PROBLEM TO WORK ON: Return the data exactly, with all pictures removed.

RECORDED DATA:

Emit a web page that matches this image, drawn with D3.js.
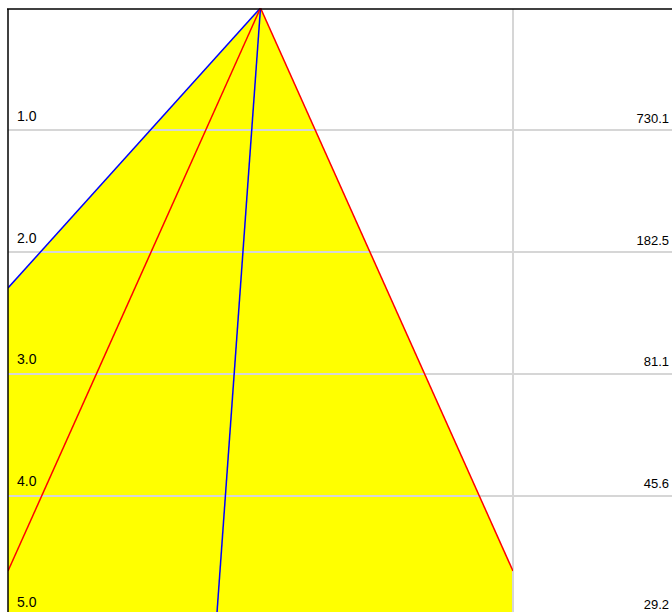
<!DOCTYPE html>
<html lang="en">

<head>
  <meta charset="utf-8">
  <title>Levels</title>
  <script type="text/javascript" src="https://cdn.jsdelivr.net/npm/d3@7"></script>
  <style>
    body { margin: 0; background: #fff; }
    svg { display: block; }
    text { font-family: Arial, "Liberation Sans", sans-serif; font-size: 14px; fill: #000; }
  </style>
</head>

<body>
  <svg class="chart"></svg>
  <script type="text/javascript">
    // data
    var levels = [1, 2, 3, 4, 5];
    var leftLabels = ["1.0", "2.0", "3.0", "4.0", "5.0"];
    var rightLabels = ["730.1", "182.5", "81.1", "45.6", "29.2"];
    var blueLines = [
      [[0.5, 0], [0, 2.295]],
      [[0.5, 0], [0.4096, 5.2]]
    ];
    var redLines = [
      [[0.5, 0], [0, 4.615]],
      [[0.5, 0], [1, 4.615]]
    ];
    var area = [[0.5, 0], [0, 2.295], [0, 5.2], [1, 5.2], [1, 4.615]];

    var w = 672;
    var h = 612;

    var svg = d3.select("svg")
      .attr("width", w)
      .attr("height", h);

    var x = d3.scaleLinear().domain([0, 1]).range([8, 513]);
    var y = d3.scaleLinear().domain([0, 5]).range([8, 618]);
    // label baselines (the bottom ones sit a bit higher so they stay in view)
    var yLab = d3.scaleLinear().domain([1, 5]).range([121, 607]);

    svg.append("clipPath").attr("id", "clip")
      .append("rect")
      .attr("x", 8).attr("y", 8)
      .attr("width", 505).attr("height", h - 8);

    var line = d3.line()
      .x(function(d) { return x(d[0]); })
      .y(function(d) { return y(d[1]); });

    // yellow area
    svg.append("path")
      .attr("clip-path", "url(#clip)")
      .attr("d", line(area) + "Z")
      .attr("fill", "#ffff00");

    // horizontal grid lines
    svg.selectAll(".grid")
      .data(levels)
      .enter()
      .append("line")
      .attr("class", "grid")
      .attr("x1", 8)
      .attr("x2", w)
      .attr("y1", function(d) { return y(d); })
      .attr("y2", function(d) { return y(d); })
      .attr("stroke", "#d6d6d6")
      .attr("stroke-width", 2);

    // vertical line
    svg.append("line")
      .attr("x1", x(1)).attr("x2", x(1))
      .attr("y1", 9).attr("y2", h)
      .attr("stroke", "#d6d6d6")
      .attr("stroke-width", 2);

    // lines
    svg.selectAll(".blue")
      .data(blueLines)
      .enter()
      .append("path")
      .attr("class", "blue")
      .attr("clip-path", "url(#clip)")
      .attr("d", line)
      .attr("fill", "none")
      .attr("stroke", "#0000ff")
      .attr("stroke-width", 1.5);

    svg.selectAll(".red")
      .data(redLines)
      .enter()
      .append("path")
      .attr("class", "red")
      .attr("clip-path", "url(#clip)")
      .attr("d", line)
      .attr("fill", "none")
      .attr("stroke", "#ff0000")
      .attr("stroke-width", 1.5);

    // border
    svg.append("line")
      .attr("x1", 7).attr("x2", w)
      .attr("y1", 9).attr("y2", 9)
      .attr("stroke", "#000")
      .attr("stroke-width", 1.5);
    svg.append("line")
      .attr("x1", 8).attr("x2", 8)
      .attr("y1", 9).attr("y2", h)
      .attr("stroke", "#000")
      .attr("stroke-width", 1.5);

    // labels
    svg.selectAll(".lab-left")
      .data(levels)
      .enter()
      .append("text")
      .attr("class", "lab-left")
      .attr("x", 17)
      .attr("y", function(d) { return yLab(d); })
      .text(function(d, i) { return leftLabels[i]; });

    svg.selectAll(".lab-right")
      .data(levels)
      .enter()
      .append("text")
      .attr("class", "lab-right")
      .attr("x", 669)
      .attr("y", function(d) { return yLab(d) + 2; })
      .attr("text-anchor", "end")
      .style("font-size", "13px")
      .text(function(d, i) { return rightLabels[i]; });
  </script>
</body>

</html>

SOLUTION FOR THIS TASK:
Emit a web page that matches this image, drawn with D3.js.
<!DOCTYPE html>
<html lang="en">

<head>
  <meta charset="utf-8">
  <title>Levels</title>
  <script type="text/javascript" src="https://cdn.jsdelivr.net/npm/d3@7"></script>
  <style>
    body { margin: 0; background: #fff; }
    svg { display: block; }
    text { font-family: Arial, "Liberation Sans", sans-serif; font-size: 14px; fill: #000; }
  </style>
</head>

<body>
  <svg class="chart"></svg>
  <script type="text/javascript">
    // data
    var levels = [1, 2, 3, 4, 5];
    var leftLabels = ["1.0", "2.0", "3.0", "4.0", "5.0"];
    var rightLabels = ["730.1", "182.5", "81.1", "45.6", "29.2"];
    var blueLines = [
      [[0.5, 0], [0, 2.295]],
      [[0.5, 0], [0.4096, 5.2]]
    ];
    var redLines = [
      [[0.5, 0], [0, 4.615]],
      [[0.5, 0], [1, 4.615]]
    ];
    var area = [[0.5, 0], [0, 2.295], [0, 5.2], [1, 5.2], [1, 4.615]];

    var w = 672;
    var h = 612;

    var svg = d3.select("svg")
      .attr("width", w)
      .attr("height", h);

    var x = d3.scaleLinear().domain([0, 1]).range([8, 513]);
    var y = d3.scaleLinear().domain([0, 5]).range([8, 618]);
    // label baselines (the bottom ones sit a bit higher so they stay in view)
    var yLab = d3.scaleLinear().domain([1, 5]).range([121, 607]);

    svg.append("clipPath").attr("id", "clip")
      .append("rect")
      .attr("x", 8).attr("y", 8)
      .attr("width", 505).attr("height", h - 8);

    var line = d3.line()
      .x(function(d) { return x(d[0]); })
      .y(function(d) { return y(d[1]); });

    // yellow area
    svg.append("path")
      .attr("clip-path", "url(#clip)")
      .attr("d", line(area) + "Z")
      .attr("fill", "#ffff00");

    // horizontal grid lines
    svg.selectAll(".grid")
      .data(levels)
      .enter()
      .append("line")
      .attr("class", "grid")
      .attr("x1", 8)
      .attr("x2", w)
      .attr("y1", function(d) { return y(d); })
      .attr("y2", function(d) { return y(d); })
      .attr("stroke", "#d6d6d6")
      .attr("stroke-width", 2);

    // vertical line
    svg.append("line")
      .attr("x1", x(1)).attr("x2", x(1))
      .attr("y1", 9).attr("y2", h)
      .attr("stroke", "#d6d6d6")
      .attr("stroke-width", 2);

    // lines
    svg.selectAll(".blue")
      .data(blueLines)
      .enter()
      .append("path")
      .attr("class", "blue")
      .attr("clip-path", "url(#clip)")
      .attr("d", line)
      .attr("fill", "none")
      .attr("stroke", "#0000ff")
      .attr("stroke-width", 1.5);

    svg.selectAll(".red")
      .data(redLines)
      .enter()
      .append("path")
      .attr("class", "red")
      .attr("clip-path", "url(#clip)")
      .attr("d", line)
      .attr("fill", "none")
      .attr("stroke", "#ff0000")
      .attr("stroke-width", 1.5);

    // border
    svg.append("line")
      .attr("x1", 7).attr("x2", w)
      .attr("y1", 9).attr("y2", 9)
      .attr("stroke", "#000")
      .attr("stroke-width", 1.5);
    svg.append("line")
      .attr("x1", 8).attr("x2", 8)
      .attr("y1", 9).attr("y2", h)
      .attr("stroke", "#000")
      .attr("stroke-width", 1.5);

    // labels
    svg.selectAll(".lab-left")
      .data(levels)
      .enter()
      .append("text")
      .attr("class", "lab-left")
      .attr("x", 17)
      .attr("y", function(d) { return yLab(d); })
      .text(function(d, i) { return leftLabels[i]; });

    svg.selectAll(".lab-right")
      .data(levels)
      .enter()
      .append("text")
      .attr("class", "lab-right")
      .attr("x", 669)
      .attr("y", function(d) { return yLab(d) + 2; })
      .attr("text-anchor", "end")
      .style("font-size", "13px")
      .text(function(d, i) { return rightLabels[i]; });
  </script>
</body>

</html>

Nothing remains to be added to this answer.